Thank you for such a lovely post Hurdity  :)

Obviously different approaches work better for different people. Being an analytical control freak it really helps me to use a diary to chart patterns and symptoms. But once I have updated it, I don't dwell on it anymore that day. But, in retrospect it has often proved both informative and reassuring.

If it does turn out that I took Microgynon all those years ago at university, then it will solve a mystery that has niggled at me ever since! I had always loved university life, was doing very well in my studies and newly in love with my DH, so why did I suddenly start suffering with intense anxiety and bouts of low mood???

I can clearly remember the moment it started, I was crossing campus to meet DH on a cold but sunny Sunday morning, when I felt a horrible surge of anxiety from nowhere.

Anyway, thank you for your recommendation about differing methods for BCP absorption I will chat to my consultant in December.

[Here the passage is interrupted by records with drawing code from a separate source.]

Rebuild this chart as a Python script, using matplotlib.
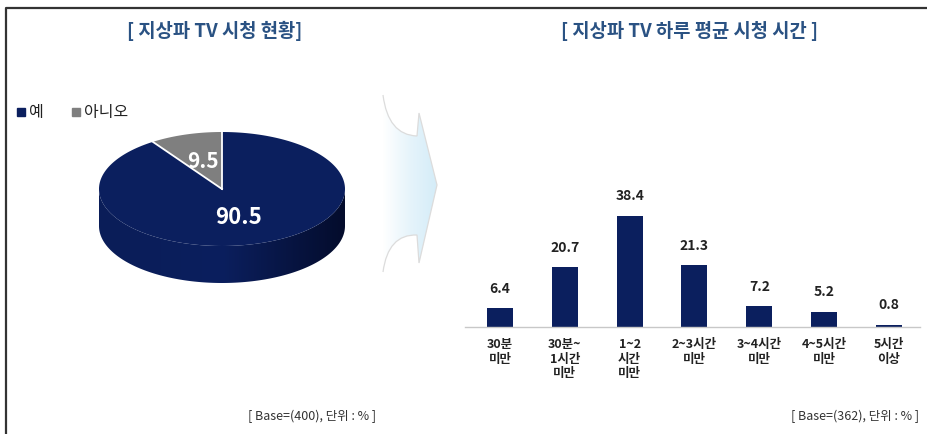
import matplotlib
matplotlib.use("Agg")
import matplotlib.pyplot as plt
from matplotlib.patches import Polygon, Rectangle, PathPatch
from matplotlib.path import Path
from matplotlib.colors import LinearSegmentedColormap
import numpy as np

plt.rcParams['font.family'] = ['Noto Sans CJK KR', 'DejaVu Sans']

# data
pie_labels = ["예", "아니오"]
pie_values = [90.5, 9.5]
bar_labels = ["30분\n미만", "30분~\n1시간\n미만", "1~2\n시간\n미만", "2~3시간\n미만",
              "3~4시간\n미만", "4~5시간\n미만", "5시간\n이상"]
bar_values = [6.4, 20.7, 38.4, 21.3, 7.2, 5.2, 0.8]

pie_title = "[ 지상파 TV 시청 현황]"
bar_title = "[ 지상파 TV 하루 평균 시청 시간 ]"
pie_note = "[ Base=(400), 단위 : % ]"
bar_note = "[ Base=(362), 단위 : % ]"

navy = "#0b1f5e"
gray = "#7f7f7f"
title_color = "#2a5283"

W, H = 927, 434
fig = plt.figure(figsize=(W / 100, H / 100), dpi=100)

# overlay axes in pixel coordinates
ov = fig.add_axes([0, 0, 1, 1])
ov.set_xlim(0, W)
ov.set_ylim(H, 0)
ov.axis("off")

# frame (left and top only)
ov.plot([6.5, 6.5, W], [H, 7.5, 7.5], color="#333333", lw=1.6, solid_capstyle="butt")

# titles
ov.text(215, 31, pie_title, color=title_color, fontsize=13.5, fontweight="bold",
        ha="center", va="center")
ov.text(690, 31, bar_title, color=title_color, fontsize=13.5, fontweight="bold",
        ha="center", va="center")

# legend
leg_x = [17, 72]
for i, (lab, col) in enumerate(zip(pie_labels, [navy, gray])):
    ov.add_patch(Rectangle((leg_x[i], 108), 8, 8, color=col))
    ov.text(leg_x[i] + 12, 112, lab, fontsize=11.5, ha="left", va="center", color="#222222")

# 3D pie
cx, cy, rx, ry, depth = 222, 189, 123, 57, 37

def ell(t, off=0):
    t = np.radians(t)
    return np.column_stack([cx + rx * np.sin(t), cy - ry * np.cos(t) + off])

# side wall (front half) with horizontal shading
ts = np.linspace(90, 270, 160)
side = Polygon(np.vstack([ell(ts), ell(ts[::-1], depth)]), closed=True,
               facecolor="none", edgecolor="none")
ov.add_patch(side)
side_cm = LinearSegmentedColormap.from_list("side", ["#0a1d58", "#0b1f5e", "#040c2c"])
sim = ov.imshow(np.linspace(0, 1, 256).reshape(1, -1), cmap=side_cm, aspect="auto",
                extent=[cx - rx, cx + rx, cy + ry + depth, cy], zorder=1)
sim.set_clip_path(side)

angles = np.concatenate([[0], np.cumsum(pie_values) / np.sum(pie_values) * 360])
colors = [navy, gray]
for i in range(len(pie_values)):
    ts = np.linspace(angles[i], angles[i + 1], 200)
    pts = np.vstack([[cx, cy], ell(ts)])
    ov.add_patch(Polygon(pts, closed=True, facecolor=colors[i], edgecolor="none", zorder=2))
for a in angles[:-1]:
    p = ell(np.array([a]))[0]
    ov.plot([cx, p[0]], [cy, p[1]], color="white", lw=1.3, zorder=3)

ov.text(203, 161, f"{pie_values[1]:.1f}", color="white", fontsize=15, fontweight="bold",
        ha="center", va="center", zorder=4)
ov.text(239, 218, f"{pie_values[0]:.1f}", color="white", fontsize=16, fontweight="bold",
        ha="center", va="center", zorder=4)

# arrow with gradient
verts = [(383, 95), (388, 135), (417, 136), (419, 113), (437, 185), (419, 263),
         (417, 235), (388, 234), (383, 272), (383, 95)]
codes = [Path.MOVETO, Path.CURVE3, Path.CURVE3, Path.LINETO, Path.LINETO, Path.LINETO,
         Path.LINETO, Path.CURVE3, Path.CURVE3, Path.CLOSEPOLY]
arrow = PathPatch(Path(verts, codes), facecolor="none", edgecolor="none")
ov.add_patch(arrow)
cm = LinearSegmentedColormap.from_list("g", ["#ffffff", "#e6f4fb", "#d4ecf8"])
im = ov.imshow(np.linspace(0, 1, 256).reshape(1, -1), extent=[383, 437, 272, 95],
               cmap=cm, aspect="auto", zorder=0.5)
im.set_clip_path(arrow)
outline = Path(verts[:-1], codes[:-1])
ov.add_patch(PathPatch(outline, facecolor="none", edgecolor="#dcdcdc", lw=0.9))
ov.set_xlim(0, W)
ov.set_ylim(H, 0)

# notes
ov.text(312, 416, pie_note, fontsize=9, ha="center", va="center", color="#333333")
ov.text(855, 416, bar_note, fontsize=9, ha="center", va="center", color="#333333")

# bar chart
base_y = 327
ax_h = 140
ax = fig.add_axes([465 / W, (H - base_y) / H, (920 - 465) / W, ax_h / H])
x = np.arange(len(bar_values))
ax.bar(x, bar_values, width=0.40, color=navy)
ax.set_xlim(-0.54, 6.48)
ax.set_ylim(0, 48.4)
ax.patch.set_alpha(0)
for s in ["top", "right", "left"]:
    ax.spines[s].set_visible(False)
ax.spines["bottom"].set_color("#c8c8c8")
ax.spines["bottom"].set_linewidth(1.0)
ax.set_yticks([])
ax.set_xticks(x)
ax.set_xticklabels(bar_labels, fontsize=9, fontweight="bold", color="#222222",
                   linespacing=1.15)
ax.tick_params(axis="x", length=0, pad=8)
for xi, v in zip(x, bar_values):
    ax.annotate(f"{v:.1f}", (xi, v), xytext=(0, 9), textcoords="offset points",
                ha="center", va="bottom", fontsize=10, fontweight="bold", color="#222222")

fig.savefig("out.png", dpi=100)
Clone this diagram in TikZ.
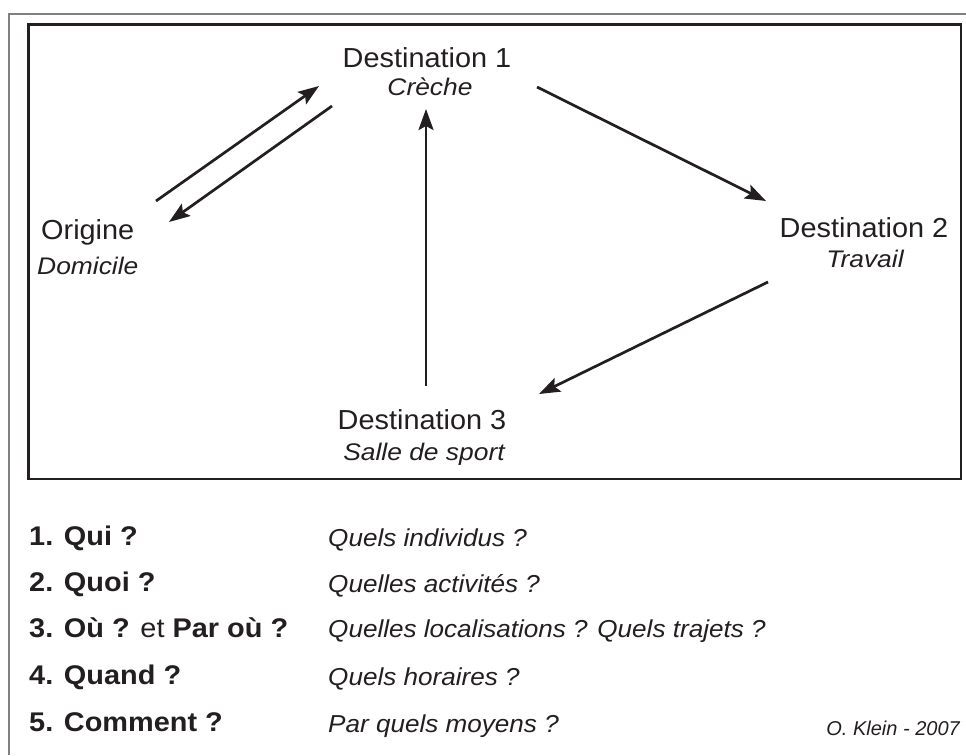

I do appreciate it is difficult to understand how overwhelming extreme mood swings can be, and how debilitating they are. Two years ago I wouldn't have understood either. But the lows are so much worse than just 'feeling pretty fed up'. They really are. I have suffered with PMS all my life so am very familiar with feeling fed up and irritable once a month.

But my peri symptoms are a while other ball game entirely, much akin to what I had to deal with when I had severe PND years ago.

In a nutshell it is an utter lack of hope and joy, and all you feel is a wretched sense of doom and despair. Years ago I had a breast cancer scare. When my GP examined me and told me I needed an emergency clinic appointment I was immediately terrified and despairing. I left his surgery, came home and vomited through fear. I don't know if you can imagine what that feels like? But that awful sinking sensation of fear and despair is exactly the same as the hormonal anxiety and depression I get now.

So, it's really not something I can just shrug off with a 'can do' attitude, unfortunately. Believe if I could, I would.

But the flip side is that I also get lots of days when I feel really good and at peace with world.